Effacer les filtres
Effacer les filtres

datetime to samplenumber slow

2 vues (au cours des 30 derniers jours)
Lieke Numan
Lieke Numan le 23 Mai 2019
Commenté : Lieke Numan le 23 Mai 2019
I have a very long vector with datetime and corresponding heart rate value. Now I want to calculate median value for every 5 minutes (my sample frequency is 4 seconds). However, sometimes some samples are missing. To be able to calculate the median value of HR every 5 minutes, I need to know which samples these are.
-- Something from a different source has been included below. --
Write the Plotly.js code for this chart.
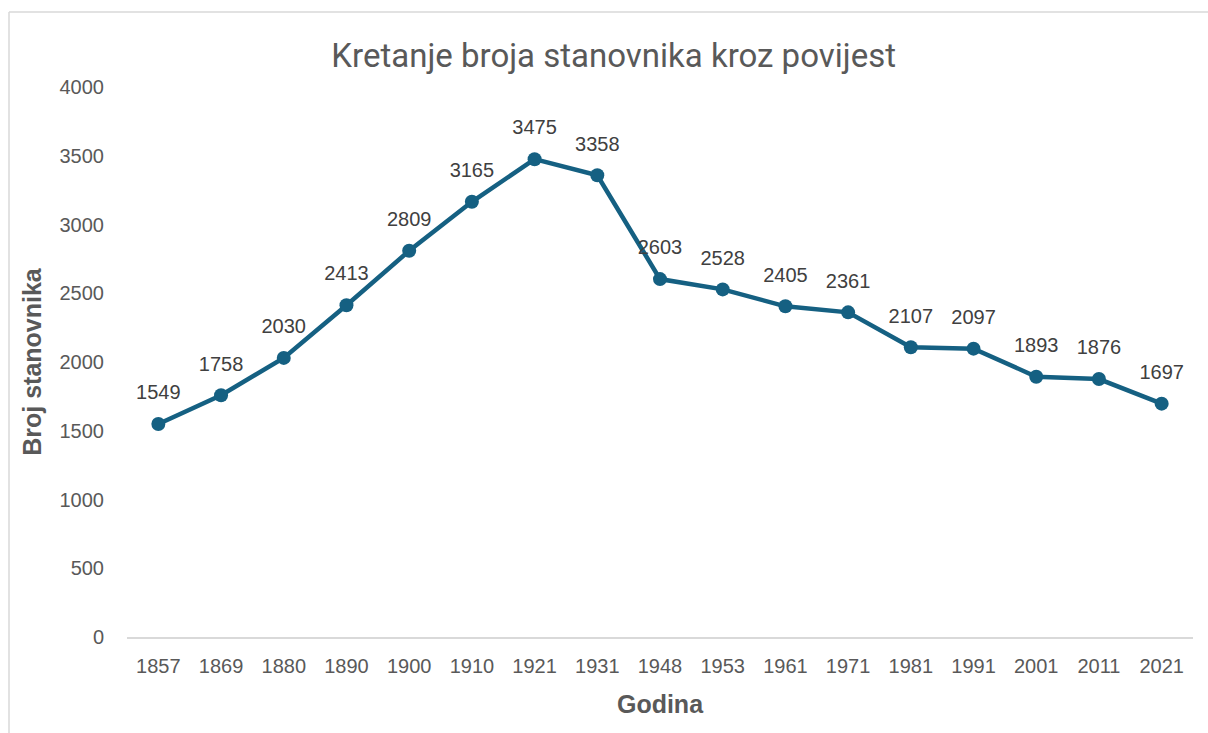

I did it like this:
t1=time(1)
t2=time(end)
time5min=t1:minutes(5:t2)
for j=[time5min]
[~,ind1]=min(abs(datenum(time)-datenum(j-1)));
[~,ind2]=min(abs(datenum(time)-datenum(j)));
HR_med(ind2)=nanmedian(HR(ind1:ind2));
end
This is, as my vector is very large, very time consuming. Is there a faster way to do this?

Réponses (1)

Steven Lord
Steven Lord le 23 Mai 2019
Do you want to compute the median for overlapping / sliding windows of 5 minutes, or do you want to compute it for each non-overlapping 5 minute window of your time period?
If you want overlapping bins, use movmedian specifying your datetime array as the SamplePoints and the K or NB/NF inputs as a duration of minutes(5).
If you want non-overlapping bins, take a look at the groupsummary function.
  1 commentaire
Lieke Numan
Lieke Numan le 23 Mai 2019
It is okay to have one median value for each 5 minutes, so no sliding window.
I have another function for which I need to use these timestamps. I have number of steps for each sample, and I want to calculate the number of steps per 5 minutes. So i take the difference in "steps(X)-steps(X-5minutes)".